His father was a journalist, a leading social reformer, dramatist, historian and also a cartoonist. He was one of the prominent leaders in the movement for the linguistic state of Maharashtra.
Nobody thought that his son would emerge as a political leader. A person who would later made his mark as a fiery speaker did not appear on a public platform until the formation of the state of Maharashtra. His cartoon weekly, Marmik, caught people's attention. But in the initial period, it was not political.
My first meeting with him had a strange background. Though I knew that Maharashtrians were suffering from some disadvantages, I held that it was an economic problem. But Thackeray made it a political one, and launched an organization, the Shiv Sena.
In 1969, the Shiv Sena was very volatile, culminating in a violent uprising. Dadar was in the eye of the storm along with some other areas. For about three days or more, people could not get milk or grocery. Shops were looted and civic life was at a standstill.
I was then editor of Maharashtra Times. I wrote a front page editorial calling for the military.

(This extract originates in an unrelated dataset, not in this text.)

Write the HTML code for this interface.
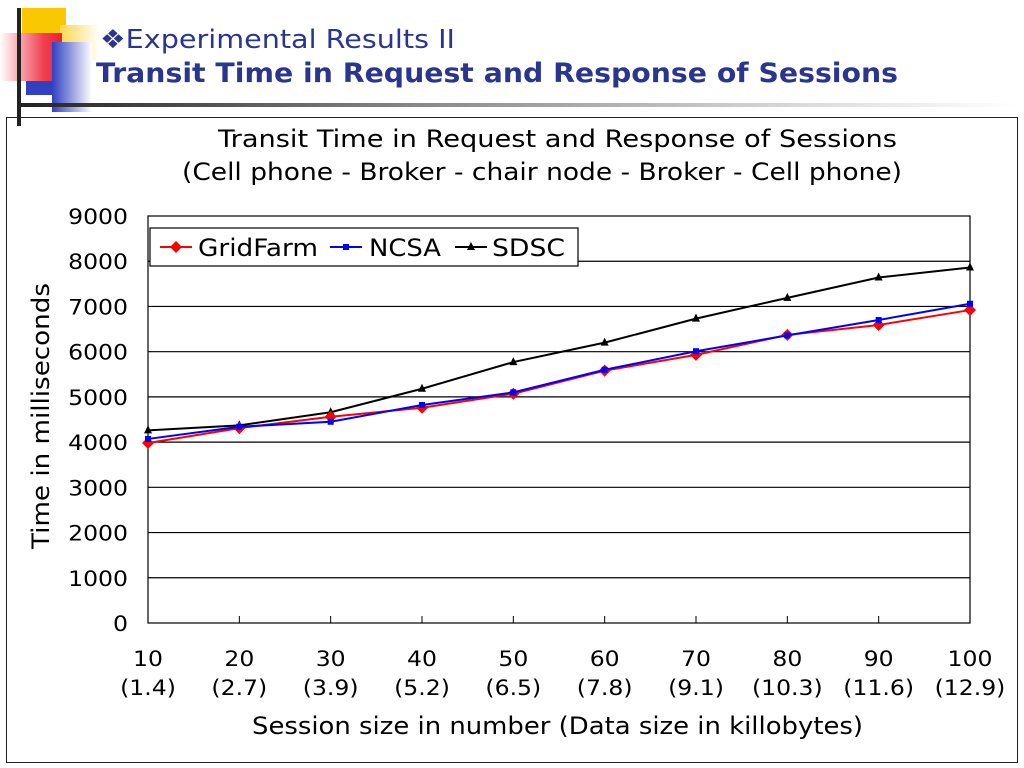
<!DOCTYPE html>
<html><head><meta charset="utf-8"><style>
body{margin:0;width:1024px;height:768px;background:#fff;overflow:hidden;position:relative;font-family:"DejaVu Sans","Liberation Sans",sans-serif}
.abs{position:absolute}
</style></head><body>
<div class="abs" style="left:22px;top:8px;width:44px;height:40px;background:#f9c800"></div>
<div class="abs" style="left:60px;top:25px;width:40px;height:35px;background:linear-gradient(90deg,#fbd84a,#fff)"></div>
<div class="abs" style="left:0;top:33px;width:62px;height:48px;background:linear-gradient(90deg,#fff,#f04050 70%,#ee2030)"></div>
<div class="abs" style="left:26px;top:81px;width:30px;height:14px;background:#3040c0"></div>
<div class="abs" style="left:52px;top:42px;width:40px;height:70px;background:linear-gradient(90deg,#3040c0,#fff)"></div>
<div class="abs" style="left:17px;top:8px;width:4px;height:118px;background:#222"></div>
<div class="abs" style="left:17px;top:103px;width:1000px;height:4px;background:linear-gradient(90deg,#222,#888 40%,#ddd 80%,#fff)"></div>
<div class="abs" style="left:6px;top:117px;width:1012px;height:646px;border:1.5px solid #222;box-sizing:border-box"></div>
<svg class="abs" style="left:0;top:0" width="1024" height="768" font-family="DejaVu Sans, Liberation Sans, sans-serif">
<text x="100" y="48" font-size="26" fill="#2a3590" textLength="355" lengthAdjust="spacingAndGlyphs">❖Experimental Results II</text>
<text x="96" y="82" font-size="27" font-weight="bold" fill="#2a3590" textLength="802" lengthAdjust="spacingAndGlyphs">Transit Time in Request and Response of Sessions</text>
<text x="218" y="147" font-size="24" textLength="679" lengthAdjust="spacingAndGlyphs">Transit Time in Request and Response of Sessions</text>
<text x="182" y="180" font-size="24" textLength="720" lengthAdjust="spacingAndGlyphs">(Cell phone - Broker - chair node - Broker - Cell phone)</text>
<g id="grid"></g><g id="axes"></g><g id="series"></g>
<text transform="translate(49,549) rotate(-90)" font-size="24" textLength="266" lengthAdjust="spacingAndGlyphs">Time in milliseconds</text>
<text x="252" y="734" font-size="24" textLength="611" lengthAdjust="spacingAndGlyphs">Session size in number (Data size in killobytes)</text>
<g>
<rect x="150" y="228" width="428" height="38" fill="#fff" stroke="#000" stroke-width="1.2"/>
<line x1="160" y1="247" x2="192" y2="247" stroke="#f00" stroke-width="2"/><path d="M176 241L182 247L176 253L170 247Z" fill="#f00"/>
<text x="198" y="256" font-size="24" textLength="120" lengthAdjust="spacingAndGlyphs">GridFarm</text>
<line x1="330" y1="247" x2="362" y2="247" stroke="#00f" stroke-width="2"/><rect x="343" y="244" width="6" height="6" fill="#00f"/>
<text x="369" y="256" font-size="24" textLength="72" lengthAdjust="spacingAndGlyphs">NCSA</text>
<line x1="455" y1="247" x2="487" y2="247" stroke="#000" stroke-width="2"/><path d="M471 242L475 250L467 250Z" fill="#000"/>
<text x="492" y="256" font-size="24" textLength="73" lengthAdjust="spacingAndGlyphs">SDSC</text>
</g>
</svg>
<script>
const categories=["10","20","30","40","50","60","70","80","90","100"];
const subLabels=["(1.4)","(2.7)","(3.9)","(5.2)","(6.5)","(7.8)","(9.1)","(10.3)","(11.6)","(12.9)"];
const yTicks=[0,1000,2000,3000,4000,5000,6000,7000,8000,9000];
const gridFarm=[3980,4310,4560,4760,5070,5580,5930,6370,6590,6920];
const ncsa=[4070,4340,4450,4820,5100,5600,6010,6360,6700,7060];
const sdsc=[4260,4370,4660,5180,5770,6200,6730,7190,7640,7860];
const NS="http://www.w3.org/2000/svg";
const X0=148,X1=970,Y0=623,Y1=216;
const xs=i=>X0+i*(X1-X0)/(categories.length-1);
const ys=v=>Y0-(v/9000)*(Y0-Y1);
function mk(t,a,p){const e=document.createElementNS(NS,t);for(const k in a)e.setAttribute(k,a[k]);p.appendChild(e);return e;}
function widen(t){const w=t.getComputedTextLength();t.setAttribute('textLength',(w*1.12).toFixed(1));t.setAttribute('lengthAdjust','spacingAndGlyphs');}
const grid=document.getElementById('grid'),axes=document.getElementById('axes'),ser=document.getElementById('series');
mk('rect',{x:X0,y:Y1,width:X1-X0,height:Y0-Y1,fill:'#fff',stroke:'#000','stroke-width':1.2},grid);
yTicks.forEach(v=>{
 if(v>0&&v<9000){const l=mk('line',{x1:X0,x2:X1,y1:ys(v),y2:ys(v),stroke:'#000','stroke-width':1.2},grid);
 
 }
 const t=mk('text',{x:128,y:ys(v)+8,'font-size':21,'text-anchor':'end'},axes);t.textContent=v;widen(t);
 
 
});
categories.forEach((c,i)=>{
 mk('line',{x1:xs(i),x2:xs(i),y1:Y0,y2:Y0-7,stroke:'#000','stroke-width':1},axes);
 const t=mk('text',{x:xs(i),y:666,'font-size':21,'text-anchor':'middle'},axes);t.textContent=c;widen(t);
 
 
 const s=mk('text',{x:xs(i),y:695,'font-size':21,'text-anchor':'middle'},axes);s.textContent=subLabels[i];widen(s);
 
 
});
function draw(vals,col,name,marker){
 const g=mk('g',{},ser);
 
 
 mk('polyline',{points:vals.map((v,i)=>xs(i)+','+ys(v)).join(' '),fill:'none',stroke:col,'stroke-width':2},g);
 vals.forEach((v,i)=>{const x=xs(i),y=ys(v);let m;
  if(marker==='d')m=mk('path',{d:`M${x} ${y-6}L${x+6} ${y}L${x} ${y+6}L${x-6} ${y}Z`,fill:col},g);
  else if(marker==='s')m=mk('rect',{x:x-3,y:y-3,width:6,height:6,fill:col},g);
  else m=mk('path',{d:`M${x} ${y-5}L${x+4} ${y+3}L${x-4} ${y+3}Z`,fill:col},g);
  
  });
}
draw(sdsc,'#000','sdsc','t');
draw(gridFarm,'#f00','gridfarm','d');
draw(ncsa,'#00f','ncsa','s');
</script>
</body></html>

D V Gokhale was our news editor. As both Balasaheb and Gokhale had been in the Free Press Group, they were close friends. He said that both of us were to see Thackeray.
We went to see Thackeray, who was staying in an apartment near Shivaji Park. Thackeray's first few words were reassuring. He agreed with us that the agitation needed to be withdrawn.
The three of us prepared a draft and informally approached the government. The response was positive. Life in the city started coming back to normal.